_THE REQUEST:_
Write out, word for word, the first line of the data below and every line after it through the one containing "const ticks = [1.0, 0.8, 0.6, 0.4, 0.2, 0.0];".

====

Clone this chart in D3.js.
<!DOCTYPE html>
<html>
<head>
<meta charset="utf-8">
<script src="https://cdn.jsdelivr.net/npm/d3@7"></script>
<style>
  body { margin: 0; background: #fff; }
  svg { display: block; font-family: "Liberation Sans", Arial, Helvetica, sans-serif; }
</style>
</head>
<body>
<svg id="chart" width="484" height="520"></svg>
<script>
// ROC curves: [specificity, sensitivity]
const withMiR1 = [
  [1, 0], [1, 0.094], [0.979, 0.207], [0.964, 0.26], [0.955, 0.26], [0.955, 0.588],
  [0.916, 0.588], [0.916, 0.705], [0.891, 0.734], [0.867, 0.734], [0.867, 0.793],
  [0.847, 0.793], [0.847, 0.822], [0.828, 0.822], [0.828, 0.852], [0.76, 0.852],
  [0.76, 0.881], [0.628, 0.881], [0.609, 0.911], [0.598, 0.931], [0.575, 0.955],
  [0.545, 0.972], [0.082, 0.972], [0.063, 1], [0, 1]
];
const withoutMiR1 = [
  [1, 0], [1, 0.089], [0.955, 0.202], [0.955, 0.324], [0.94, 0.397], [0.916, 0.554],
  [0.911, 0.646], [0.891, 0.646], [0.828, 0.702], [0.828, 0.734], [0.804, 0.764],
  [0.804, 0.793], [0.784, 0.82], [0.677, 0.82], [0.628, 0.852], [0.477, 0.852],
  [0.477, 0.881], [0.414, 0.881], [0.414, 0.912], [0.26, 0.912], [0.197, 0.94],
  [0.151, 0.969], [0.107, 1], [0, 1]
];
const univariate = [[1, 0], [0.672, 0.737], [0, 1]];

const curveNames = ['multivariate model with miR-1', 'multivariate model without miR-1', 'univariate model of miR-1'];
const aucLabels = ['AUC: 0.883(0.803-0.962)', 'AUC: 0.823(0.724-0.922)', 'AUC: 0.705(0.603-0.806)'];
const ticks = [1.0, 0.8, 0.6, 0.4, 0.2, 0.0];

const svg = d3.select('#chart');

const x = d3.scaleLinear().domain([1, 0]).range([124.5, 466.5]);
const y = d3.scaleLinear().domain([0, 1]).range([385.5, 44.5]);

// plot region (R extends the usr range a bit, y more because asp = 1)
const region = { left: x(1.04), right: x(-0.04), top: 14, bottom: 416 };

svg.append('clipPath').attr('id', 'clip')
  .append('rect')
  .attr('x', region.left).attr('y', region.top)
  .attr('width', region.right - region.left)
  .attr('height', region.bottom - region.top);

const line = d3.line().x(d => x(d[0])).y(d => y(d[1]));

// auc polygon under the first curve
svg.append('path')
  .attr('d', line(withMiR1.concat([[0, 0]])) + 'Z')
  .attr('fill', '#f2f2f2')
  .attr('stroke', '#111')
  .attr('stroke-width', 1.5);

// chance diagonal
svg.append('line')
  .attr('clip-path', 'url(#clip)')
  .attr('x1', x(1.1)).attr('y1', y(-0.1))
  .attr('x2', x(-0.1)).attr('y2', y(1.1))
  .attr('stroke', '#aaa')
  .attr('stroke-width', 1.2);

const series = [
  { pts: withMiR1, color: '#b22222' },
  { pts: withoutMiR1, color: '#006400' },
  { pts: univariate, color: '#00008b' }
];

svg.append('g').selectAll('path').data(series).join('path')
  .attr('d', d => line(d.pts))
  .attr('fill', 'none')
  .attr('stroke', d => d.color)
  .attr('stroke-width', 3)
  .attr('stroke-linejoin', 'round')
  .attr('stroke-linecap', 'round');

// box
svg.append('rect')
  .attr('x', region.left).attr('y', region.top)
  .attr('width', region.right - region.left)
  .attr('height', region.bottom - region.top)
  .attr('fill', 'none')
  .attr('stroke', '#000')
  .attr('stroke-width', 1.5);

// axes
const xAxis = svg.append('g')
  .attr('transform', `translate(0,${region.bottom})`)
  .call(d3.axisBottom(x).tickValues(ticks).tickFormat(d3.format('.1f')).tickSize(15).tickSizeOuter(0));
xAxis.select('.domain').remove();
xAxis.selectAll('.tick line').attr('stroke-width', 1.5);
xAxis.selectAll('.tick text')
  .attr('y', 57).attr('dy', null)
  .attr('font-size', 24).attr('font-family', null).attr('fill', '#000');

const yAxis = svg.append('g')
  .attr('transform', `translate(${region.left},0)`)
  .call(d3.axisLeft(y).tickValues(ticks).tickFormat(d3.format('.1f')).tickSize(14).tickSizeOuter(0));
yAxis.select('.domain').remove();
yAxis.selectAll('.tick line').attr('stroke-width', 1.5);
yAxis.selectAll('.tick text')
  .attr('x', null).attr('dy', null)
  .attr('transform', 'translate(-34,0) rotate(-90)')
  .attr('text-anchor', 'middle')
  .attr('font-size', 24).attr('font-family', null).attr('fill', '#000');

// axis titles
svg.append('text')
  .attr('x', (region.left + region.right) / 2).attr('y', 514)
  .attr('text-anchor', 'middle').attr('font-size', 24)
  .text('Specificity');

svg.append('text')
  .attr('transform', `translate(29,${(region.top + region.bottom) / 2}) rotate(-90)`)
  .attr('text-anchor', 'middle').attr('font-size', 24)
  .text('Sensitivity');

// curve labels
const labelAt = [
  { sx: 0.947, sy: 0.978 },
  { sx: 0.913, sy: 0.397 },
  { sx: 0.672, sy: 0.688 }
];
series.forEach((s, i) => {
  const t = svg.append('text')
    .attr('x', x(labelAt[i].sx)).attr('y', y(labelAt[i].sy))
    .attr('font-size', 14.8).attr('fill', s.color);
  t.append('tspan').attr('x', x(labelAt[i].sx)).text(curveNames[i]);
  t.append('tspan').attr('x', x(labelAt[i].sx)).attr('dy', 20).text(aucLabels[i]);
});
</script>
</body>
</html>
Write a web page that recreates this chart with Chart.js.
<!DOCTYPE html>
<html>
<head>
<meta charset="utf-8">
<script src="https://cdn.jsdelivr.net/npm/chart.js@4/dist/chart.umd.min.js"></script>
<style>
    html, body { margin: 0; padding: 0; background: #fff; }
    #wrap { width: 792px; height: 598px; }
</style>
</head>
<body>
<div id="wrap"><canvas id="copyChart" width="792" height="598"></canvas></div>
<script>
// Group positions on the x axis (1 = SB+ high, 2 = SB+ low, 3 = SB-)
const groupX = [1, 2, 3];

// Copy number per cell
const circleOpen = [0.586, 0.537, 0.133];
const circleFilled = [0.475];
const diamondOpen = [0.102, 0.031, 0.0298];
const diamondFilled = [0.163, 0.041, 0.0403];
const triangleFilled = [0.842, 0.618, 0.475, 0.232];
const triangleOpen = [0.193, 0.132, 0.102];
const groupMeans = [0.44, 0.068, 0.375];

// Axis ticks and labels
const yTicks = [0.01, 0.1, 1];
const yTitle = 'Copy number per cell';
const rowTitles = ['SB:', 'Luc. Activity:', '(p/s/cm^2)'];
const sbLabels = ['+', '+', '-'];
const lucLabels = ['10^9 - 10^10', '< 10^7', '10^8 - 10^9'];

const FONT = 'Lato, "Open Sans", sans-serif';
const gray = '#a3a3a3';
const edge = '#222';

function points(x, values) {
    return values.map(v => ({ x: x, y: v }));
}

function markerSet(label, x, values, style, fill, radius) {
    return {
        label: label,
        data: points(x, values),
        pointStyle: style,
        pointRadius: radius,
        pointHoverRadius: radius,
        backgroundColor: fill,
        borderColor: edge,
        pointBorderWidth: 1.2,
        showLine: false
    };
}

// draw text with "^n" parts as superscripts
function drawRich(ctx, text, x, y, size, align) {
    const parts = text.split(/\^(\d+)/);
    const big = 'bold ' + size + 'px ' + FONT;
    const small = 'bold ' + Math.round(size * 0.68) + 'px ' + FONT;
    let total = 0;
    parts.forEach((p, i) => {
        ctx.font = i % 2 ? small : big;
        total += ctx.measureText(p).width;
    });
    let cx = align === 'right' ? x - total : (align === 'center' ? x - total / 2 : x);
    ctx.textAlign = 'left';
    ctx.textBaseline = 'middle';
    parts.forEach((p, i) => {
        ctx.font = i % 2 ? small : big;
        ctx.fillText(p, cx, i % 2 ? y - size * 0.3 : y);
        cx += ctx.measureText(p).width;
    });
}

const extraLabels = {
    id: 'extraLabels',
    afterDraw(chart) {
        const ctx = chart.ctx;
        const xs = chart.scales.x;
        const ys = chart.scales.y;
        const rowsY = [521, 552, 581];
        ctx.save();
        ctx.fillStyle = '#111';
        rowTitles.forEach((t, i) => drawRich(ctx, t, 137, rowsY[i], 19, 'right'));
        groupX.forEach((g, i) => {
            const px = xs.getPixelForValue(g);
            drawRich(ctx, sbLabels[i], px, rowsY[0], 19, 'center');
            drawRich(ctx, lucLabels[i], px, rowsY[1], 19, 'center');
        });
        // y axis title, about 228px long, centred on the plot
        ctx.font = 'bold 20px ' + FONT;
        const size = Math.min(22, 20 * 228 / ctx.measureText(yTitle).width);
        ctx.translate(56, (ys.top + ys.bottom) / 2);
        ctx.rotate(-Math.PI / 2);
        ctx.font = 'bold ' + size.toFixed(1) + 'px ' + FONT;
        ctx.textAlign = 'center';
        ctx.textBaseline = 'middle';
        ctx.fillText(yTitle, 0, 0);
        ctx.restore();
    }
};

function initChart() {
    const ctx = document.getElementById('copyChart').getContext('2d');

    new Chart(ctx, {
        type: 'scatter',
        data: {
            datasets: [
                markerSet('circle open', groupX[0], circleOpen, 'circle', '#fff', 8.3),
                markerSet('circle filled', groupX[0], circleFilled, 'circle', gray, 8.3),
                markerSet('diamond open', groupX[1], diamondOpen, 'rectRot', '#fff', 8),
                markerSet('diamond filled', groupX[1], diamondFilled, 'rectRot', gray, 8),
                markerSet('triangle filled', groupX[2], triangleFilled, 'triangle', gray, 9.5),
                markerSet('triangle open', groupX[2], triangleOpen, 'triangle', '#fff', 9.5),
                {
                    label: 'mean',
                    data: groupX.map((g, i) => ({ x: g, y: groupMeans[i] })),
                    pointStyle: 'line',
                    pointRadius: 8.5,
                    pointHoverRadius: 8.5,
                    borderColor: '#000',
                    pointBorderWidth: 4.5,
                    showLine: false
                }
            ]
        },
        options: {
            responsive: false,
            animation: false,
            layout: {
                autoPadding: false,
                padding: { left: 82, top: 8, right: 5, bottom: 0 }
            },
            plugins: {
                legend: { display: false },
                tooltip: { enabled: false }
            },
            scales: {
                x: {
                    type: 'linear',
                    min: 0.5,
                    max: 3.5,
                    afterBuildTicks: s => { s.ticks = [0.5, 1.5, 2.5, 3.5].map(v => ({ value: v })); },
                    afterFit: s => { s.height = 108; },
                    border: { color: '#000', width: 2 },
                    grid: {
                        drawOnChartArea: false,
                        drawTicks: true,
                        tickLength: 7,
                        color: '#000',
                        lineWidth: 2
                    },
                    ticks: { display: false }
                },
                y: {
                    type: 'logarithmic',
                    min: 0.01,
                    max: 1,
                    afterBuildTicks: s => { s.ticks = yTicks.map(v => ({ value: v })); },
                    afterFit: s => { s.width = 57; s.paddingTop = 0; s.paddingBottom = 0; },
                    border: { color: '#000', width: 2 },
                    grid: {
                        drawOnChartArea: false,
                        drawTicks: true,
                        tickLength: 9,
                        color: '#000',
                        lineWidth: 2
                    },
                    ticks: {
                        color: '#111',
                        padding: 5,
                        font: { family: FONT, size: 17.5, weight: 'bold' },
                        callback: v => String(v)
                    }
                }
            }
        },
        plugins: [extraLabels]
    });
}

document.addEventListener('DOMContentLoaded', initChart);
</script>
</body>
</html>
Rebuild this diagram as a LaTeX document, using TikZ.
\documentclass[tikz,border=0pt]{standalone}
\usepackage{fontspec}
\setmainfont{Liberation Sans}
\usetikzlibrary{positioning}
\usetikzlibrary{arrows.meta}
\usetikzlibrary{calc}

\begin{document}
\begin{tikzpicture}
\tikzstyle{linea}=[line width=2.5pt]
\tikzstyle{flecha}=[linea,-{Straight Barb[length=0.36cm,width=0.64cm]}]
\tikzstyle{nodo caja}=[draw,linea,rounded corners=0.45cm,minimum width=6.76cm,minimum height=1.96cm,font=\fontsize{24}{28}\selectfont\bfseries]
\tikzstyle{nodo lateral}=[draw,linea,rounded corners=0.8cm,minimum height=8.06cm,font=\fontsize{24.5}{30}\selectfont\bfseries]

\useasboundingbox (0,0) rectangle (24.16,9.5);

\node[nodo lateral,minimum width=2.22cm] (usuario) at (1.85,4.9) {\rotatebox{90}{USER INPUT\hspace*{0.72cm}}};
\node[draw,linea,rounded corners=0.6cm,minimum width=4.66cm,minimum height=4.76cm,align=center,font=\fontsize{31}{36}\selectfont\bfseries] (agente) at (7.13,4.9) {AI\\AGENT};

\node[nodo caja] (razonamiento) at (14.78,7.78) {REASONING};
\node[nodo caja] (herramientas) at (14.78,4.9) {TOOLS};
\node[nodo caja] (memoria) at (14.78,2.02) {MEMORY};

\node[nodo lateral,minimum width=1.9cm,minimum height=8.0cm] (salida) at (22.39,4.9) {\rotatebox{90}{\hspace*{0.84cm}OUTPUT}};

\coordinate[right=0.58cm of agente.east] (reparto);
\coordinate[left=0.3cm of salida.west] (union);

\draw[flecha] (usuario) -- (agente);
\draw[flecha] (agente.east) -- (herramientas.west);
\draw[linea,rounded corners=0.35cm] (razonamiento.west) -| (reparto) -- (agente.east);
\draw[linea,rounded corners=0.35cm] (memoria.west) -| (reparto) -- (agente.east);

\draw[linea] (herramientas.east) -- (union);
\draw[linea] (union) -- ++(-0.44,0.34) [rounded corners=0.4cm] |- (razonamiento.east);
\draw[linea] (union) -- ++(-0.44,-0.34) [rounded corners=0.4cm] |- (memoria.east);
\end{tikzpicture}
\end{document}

====

_SOLUTION TO THIS TASK:_
Clone this chart in D3.js.
<!DOCTYPE html>
<html>
<head>
<meta charset="utf-8">
<script src="https://cdn.jsdelivr.net/npm/d3@7"></script>
<style>
  body { margin: 0; background: #fff; }
  svg { display: block; font-family: "Liberation Sans", Arial, Helvetica, sans-serif; }
</style>
</head>
<body>
<svg id="chart" width="484" height="520"></svg>
<script>
// ROC curves: [specificity, sensitivity]
const withMiR1 = [
  [1, 0], [1, 0.094], [0.979, 0.207], [0.964, 0.26], [0.955, 0.26], [0.955, 0.588],
  [0.916, 0.588], [0.916, 0.705], [0.891, 0.734], [0.867, 0.734], [0.867, 0.793],
  [0.847, 0.793], [0.847, 0.822], [0.828, 0.822], [0.828, 0.852], [0.76, 0.852],
  [0.76, 0.881], [0.628, 0.881], [0.609, 0.911], [0.598, 0.931], [0.575, 0.955],
  [0.545, 0.972], [0.082, 0.972], [0.063, 1], [0, 1]
];
const withoutMiR1 = [
  [1, 0], [1, 0.089], [0.955, 0.202], [0.955, 0.324], [0.94, 0.397], [0.916, 0.554],
  [0.911, 0.646], [0.891, 0.646], [0.828, 0.702], [0.828, 0.734], [0.804, 0.764],
  [0.804, 0.793], [0.784, 0.82], [0.677, 0.82], [0.628, 0.852], [0.477, 0.852],
  [0.477, 0.881], [0.414, 0.881], [0.414, 0.912], [0.26, 0.912], [0.197, 0.94],
  [0.151, 0.969], [0.107, 1], [0, 1]
];
const univariate = [[1, 0], [0.672, 0.737], [0, 1]];

const curveNames = ['multivariate model with miR-1', 'multivariate model without miR-1', 'univariate model of miR-1'];
const aucLabels = ['AUC: 0.883(0.803-0.962)', 'AUC: 0.823(0.724-0.922)', 'AUC: 0.705(0.603-0.806)'];
const ticks = [1.0, 0.8, 0.6, 0.4, 0.2, 0.0];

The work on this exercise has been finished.